» DESCRIPTION OF THE TASK
Print exactly the lines from the first one down to the line that contains "1.82e11, 0, 0, 0]", both included, and skip the pictures.

....

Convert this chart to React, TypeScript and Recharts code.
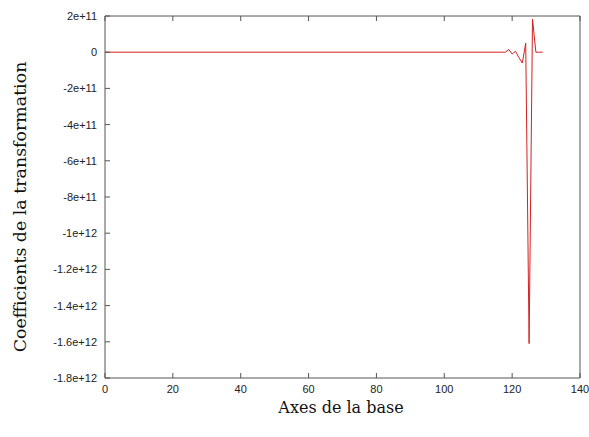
import { Line, LineChart, XAxis, YAxis } from 'recharts'

// Position along the basis and transform coefficient (flat zero up to 118)
const POSITIONS = [0, 118, 119, 120, 121, 122, 123, 124, 125, 126, 127, 128, 129]
const COEFFS = [0, 0, 1.5e10, -1e10, 5e9, -3e10, -6e10, 5e10, -1.61e12, 1.82e11, 0, 0, 0]

const X_TICKS = [0, 20, 40, 60, 80, 100, 120, 140]
const Y_TICKS = [2e11, 0, -2e11, -4e11, -6e11, -8e11, -1e12, -1.2e12, -1.4e12, -1.6e12, -1.8e12]
const Y_TICK_LABELS = [
  '2e+11',
  '0',
  '-2e+11',
  '-4e+11',
  '-6e+11',
  '-8e+11',
  '-1e+12',
  '-1.2e+12',
  '-1.4e+12',
  '-1.6e+12',
  '-1.8e+12',
]

const data = POSITIONS.map((x, i) => ({ x, y: COEFFS[i] }))

const AXIS = '#555'
const TICK_FONT = { fontFamily: 'Liberation Sans, Arial, sans-serif', fontSize: 11, fill: '#222' }

// ticks are drawn inward, gnuplot style
function BottomTick({ x, y, payload }: any) {
  return (
    <g>
      <line x1={x} x2={x} y1={y} y2={y - 5} stroke={AXIS} />
      <text x={x} y={y + 15} textAnchor="middle" {...TICK_FONT}>
        {payload.value}
      </text>
    </g>
  )
}

function TopTick({ x, y }: any) {
  return <line x1={x} x2={x} y1={y} y2={y + 5} stroke={AXIS} />
}

function LeftTick({ x, y, payload }: any) {
  const i = Y_TICKS.indexOf(payload.value)
  return (
    <g>
      <line x1={x} x2={x + 5} y1={y} y2={y} stroke={AXIS} />
      <text x={x - 8} y={y + 4} textAnchor="end" {...TICK_FONT}>
        {Y_TICK_LABELS[i]}
      </text>
    </g>
  )
}

function RightTick({ x, y }: any) {
  return <line x1={x} x2={x - 5} y1={y} y2={y} stroke={AXIS} />
}

export default function App() {
  return (
    <div style={{ position: 'absolute', left: 0, top: 0, width: 589, height: 437, background: '#fff' }}>
      <LineChart width={589} height={437} data={data} margin={{ top: 15, right: 8, bottom: 0, left: 0 }}>
        <XAxis
          dataKey="x"
          type="number"
          domain={[0, 140]}
          ticks={X_TICKS}
          height={59}
          stroke={AXIS}
          tickLine={false}
          tickSize={0}
          tickMargin={0}
          interval={0}
          tick={<BottomTick />}
        />
        <XAxis
          xAxisId="top"
          orientation="top"
          dataKey="x"
          type="number"
          domain={[0, 140]}
          ticks={X_TICKS}
          height={1}
          stroke={AXIS}
          tickLine={false}
          tickSize={0}
          tickMargin={0}
          interval={0}
          tick={<TopTick />}
        />
        <YAxis
          type="number"
          domain={[-1.8e12, 2e11]}
          ticks={Y_TICKS}
          width={105}
          stroke={AXIS}
          tickLine={false}
          tickSize={0}
          tickMargin={0}
          interval={0}
          tick={<LeftTick />}
        />
        <YAxis
          yAxisId="right"
          orientation="right"
          type="number"
          domain={[-1.8e12, 2e11]}
          ticks={Y_TICKS}
          width={1}
          stroke={AXIS}
          tickLine={false}
          tickSize={0}
          tickMargin={0}
          interval={0}
          tick={<RightTick />}
        />
        <Line
          type="linear"
          dataKey="y"
          stroke="#d42020"
          strokeWidth={1}
          dot={false}
          isAnimationActive={false}
        />
      </LineChart>
      <div
        style={{
          position: 'absolute',
          left: 341,
          top: 398,
          transform: 'translateX(-50%)',
          whiteSpace: 'nowrap',
          fontFamily: 'DejaVu Serif, serif',
          fontSize: 16,
          color: '#111',
        }}
      >
        Axes de la base
      </div>
      <div
        style={{
          position: 'absolute',
          left: 20,
          top: 207,
          transform: 'translate(-50%, -50%) rotate(-90deg)',
          whiteSpace: 'nowrap',
          fontFamily: 'DejaVu Serif, serif',
          fontSize: 17.4,
          color: '#111',
        }}
      >
        Coefficients de la transformation
      </div>
    </div>
  )
}
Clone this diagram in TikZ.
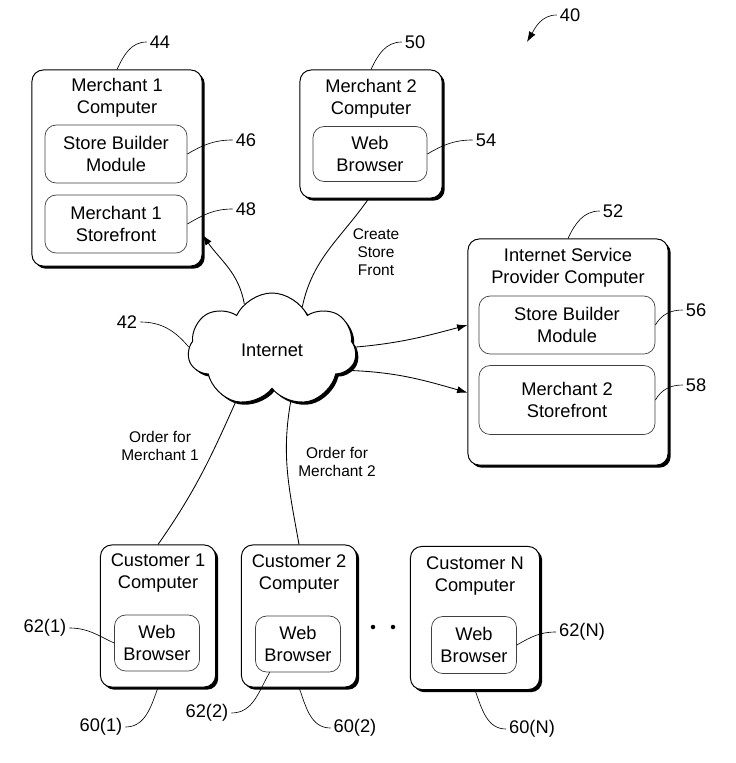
\documentclass[tikz,border=0pt]{standalone}
\usepackage{fontspec}
\setmainfont{Liberation Sans}
\usetikzlibrary{arrows.meta, positioning, shapes.symbols, shadows}

\newcommand{\boxfont}{\fontsize{13pt}{15.6pt}\selectfont}
\newcommand{\lblfont}{\fontsize{11pt}{12.8pt}\selectfont}

\begin{document}
\begin{tikzpicture}[x=0.025cm, y=-0.025cm, font=\boxfont,
  boxshadow/.style={drop shadow={shadow xshift=1.9pt, shadow yshift=-1.9pt, fill=black, opacity=1}},
  computer/.style={draw, line width=0.7pt, rounded corners=8pt, fill=white, boxshadow},
  module/.style={draw=black!75, line width=0.5pt, rounded corners=8pt, align=center},
  title/.style={align=center},
  leader/.style={line width=0.45pt},
  link/.style={line width=0.6pt},
  arrow/.style={link, -{Latex[length=2.6mm, width=1.8mm]}},
  linklabel/.style={font=\lblfont, align=center},
  refnum/.style={inner sep=2pt}]

\useasboundingbox (0,0) rectangle (736,763);

% merchant computers
\node[computer, minimum width=4.25cm, minimum height=4.9cm] (m1) at (117,168) {};
\node[title] (m1t) at (117,98) {Merchant 1\\Computer};
\node[module, minimum width=3.55cm, minimum height=1.45cm] (sbm1) at (116,154) {Store Builder\\Module};
\node[module, minimum width=3.55cm, minimum height=1.45cm] (sf1) at (116,224) {Merchant 1\\Storefront};

\node[computer, minimum width=3.55cm, minimum height=3.2cm] (m2) at (371,134) {};
\node[title] (m2t) at (371,99) {Merchant 2\\Computer};
\node[module, minimum width=2.85cm, minimum height=1.375cm] (wbm2) at (370,154) {Web\\Browser};

% isp computer
\node[computer, minimum width=5cm, minimum height=5.65cm] (isp) at (568,352) {};
\node[title] (ispt) at (568,268) {Internet Service\\Provider Computer};
\node[module, minimum width=4.4cm, minimum height=1.45cm] (sbmisp) at (567,325) {Store Builder\\Module};
\node[module, minimum width=4.4cm, minimum height=1.725cm] (sf2) at (567,400) {Merchant 2\\Storefront};

% internet
\node[cloud, draw, line width=0.7pt, cloud puffs=7, cloud puff arc=130, cloud ignores aspect, fill=white, boxshadow,
  minimum width=4.2cm, minimum height=2.85cm] (net) at (272,350) {Internet};

% customer computers
\node[computer, minimum width=2.875cm, minimum height=3.55cm] (c1) at (158,616) {};
\node[title] (c1t) at (158,573) {Customer 1\\Computer};
\node[module, minimum width=2.125cm, minimum height=1.4cm] (wbc1) at (157,643) {Web\\Browser};

\node[computer, minimum width=2.875cm, minimum height=3.55cm] (c2) at (299,616) {};
\node[title] (c2t) at (299,574) {Customer 2\\Computer};
\node[module, minimum width=2.125cm, minimum height=1.4cm] (wbc2) at (298,644) {Web\\Browser};

\node[computer, minimum width=3.225cm, minimum height=3.575cm] (cN) at (475,618) {};
\node[title] (cNt) at (475,576) {Customer N\\Computer};
\node[module, minimum width=2.125cm, minimum height=1.425cm] (wbcN) at (474,645) {Web\\Browser};

\fill (373,627) circle (1.6pt) (393,627) circle (1.6pt);

% connections
\draw[arrow] (net.121) to[out=100, in=-55] (m1.-38);
\draw[link] (net.55) to[out=78, in=-125] (m2.268);
\draw[arrow] (net.2) to[out=5, in=195] (isp.165);
\draw[arrow] (net.-15) to[out=-2, in=164] (isp.-158);
\draw[link] (net.-125) to[out=-114, in=55] (c1.north);
\draw[link] (net.-70) to[out=-100, in=100] (c2.north);

\node[linklabel] (lcsf) at (376,252) {Create\\Store\\Front};
\node[linklabel] (lo1) at (160,446) {Order for\\Merchant 1};
\node[linklabel] (lo2) at (337,462) {Order for\\Merchant 2};

% reference numerals
\node[refnum] (l40) at (570,15) {40};
\coordinate (p40) at (527,42);
\draw[leader, -{Latex[length=2.6mm, width=1.8mm]}] (l40.west) to[out=180, in=60] (p40);

\node[refnum] (l44) at (160,42) {44};
\node[refnum] (l46) at (246,140) {46};
\node[refnum] (l48) at (246,209) {48};
\node[refnum] (l50) at (415,42) {50};
\node[refnum] (l54) at (486,140) {54};
\node[refnum] (l52) at (613,211) {52};
\node[refnum] (l56) at (696,310) {56};
\node[refnum] (l58) at (696,385) {58};
\node[refnum] (l42) at (127,322) {42};
\node[refnum] (l621) at (45,628) {62(1)};
\node[refnum] (l601) at (101,727) {60(1)};
\node[refnum] (l622) at (207,713) {62(2)};
\node[refnum] (l602) at (355,728) {60(2)};
\node[refnum] (l60N) at (532,729) {60(N)};
\node[refnum] (l62N) at (582,632) {62(N)};

\draw[leader] (m1.north) to[out=65, in=180] (l44.west);
\draw[leader] (sbm1.east) to[out=30, in=180] (l46.west);
\draw[leader] (sf1.east) to[out=30, in=180] (l48.west);
\draw[leader] (m2.north) to[out=65, in=180] (l50.west);
\draw[leader] (wbm2.east) to[out=30, in=180] (l54.west);
\draw[leader] (isp.north) to[out=65, in=180] (l52.west);
\draw[leader] (sbmisp.east) to[out=60, in=180] (l56.west);
\draw[leader] (sf2.east) to[out=60, in=180] (l58.west);
\draw[leader] (l42.east) to[out=0, in=130] (net.178);
\draw[leader] (l621.east) to[out=0, in=155] (wbc1.west);
\draw[leader] (c1.south) to[out=-110, in=0] (l601.east);
\draw[leader] (l622.east) to[out=0, in=-120] (wbc2.-135);
\draw[leader] (c2.south) to[out=-70, in=180] (l602.west);
\draw[leader] (cN.south) to[out=-70, in=180] (l60N.west);
\draw[leader] (wbcN.east) to[out=30, in=180] (l62N.west);
\end{tikzpicture}
\end{document}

....

» COMPLETE OUTPUT
Convert this chart to React, TypeScript and Recharts code.
import { Line, LineChart, XAxis, YAxis } from 'recharts'

// Position along the basis and transform coefficient (flat zero up to 118)
const POSITIONS = [0, 118, 119, 120, 121, 122, 123, 124, 125, 126, 127, 128, 129]
const COEFFS = [0, 0, 1.5e10, -1e10, 5e9, -3e10, -6e10, 5e10, -1.61e12, 1.82e11, 0, 0, 0]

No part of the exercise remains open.